In my last post, I talked about how to distinguish between good and bad PPC targets. In this post, I’m going to address what to do with these targets once you’ve identified them so that you can optimize your Amazon PPC campaigns and make them as efficient as possible.
Bad Targets: High ACOS
If you see a target that has some sales but an ACOS that is higher than you would like, you might be able to reduce the ACOS while still getting sales from this target. The first thing you should do is lower the bid for this target to see if you can get cheaper clicks. It’s important to remember that lowering bids should be done gradually (we typically recommend $0.25 decreases every couple of days) so that you don’t throw off the Amazon algorithm. Many sellers make the mistake of drastically pulling back, and doing so can lead to significantly reduced impressions for this target.

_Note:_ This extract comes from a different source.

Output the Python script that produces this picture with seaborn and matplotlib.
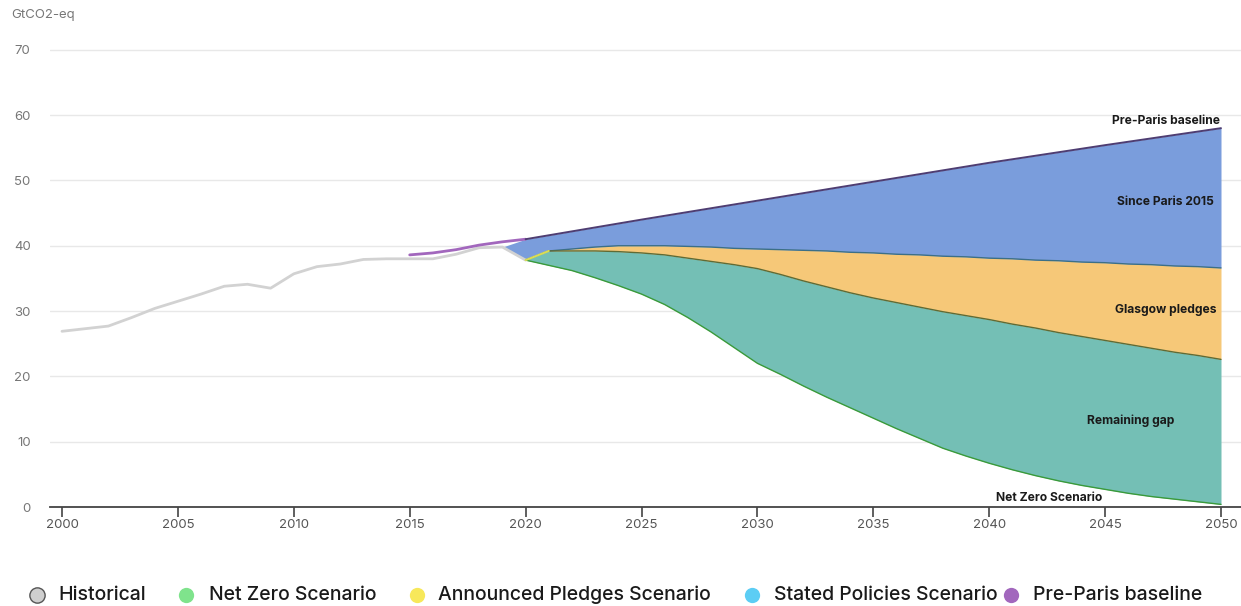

If you can get impressions and sales with a lower CPC, then continue to decrease your bids until you’ve achieved the desired ACOS.
Bad Targets: High Click to Sale Ratio
If you can’t get your ACOS under control for a specific target, or if you have a target that has a high click to sale ratio (i.e. a lot of clicks without any sales), then you’ll want to flag it and add it as a negative keyword to your PPC campaigns (when you add a “negative” target, you’re telling Amazon to never use that target). We recommend adding the target as a “negative phrase” if it is a keyword target so that you weed out other variations of the keyword, unless it’s a “seed keyword” (I’ll go into more detail on what this means in another post), in which case you’ll want to add the bad keyword as a “negative exact.”
Hopefully, you don’t have too many bad targets (although remember the 80-20 rule), and you’re able to identify a handful of gems on which you can focus your Amazon advertising budget. If you followed our suggested PPC approach, then you started out with “automatic” and “broad match” campaigns. Once these campaigns have revealed successful targets, you should create new “phrase match” and “exact match” campaigns utilizing these targets. For these new campaigns, you can be a little more aggressive with your bids to make sure you are getting enough impressions. Just like the older campaigns, these new campaigns will take some time to optimize, and you’ll definitely want to keep an eye on them to make sure they’re producing sales at the desired ACOS. If you find that some targets have a really low (i.e. really good) ACOS, then try increasing the bids to get more impressions, and hopefully, more sales. Remember, PPC sales drive your organic sales, especially in the beginning!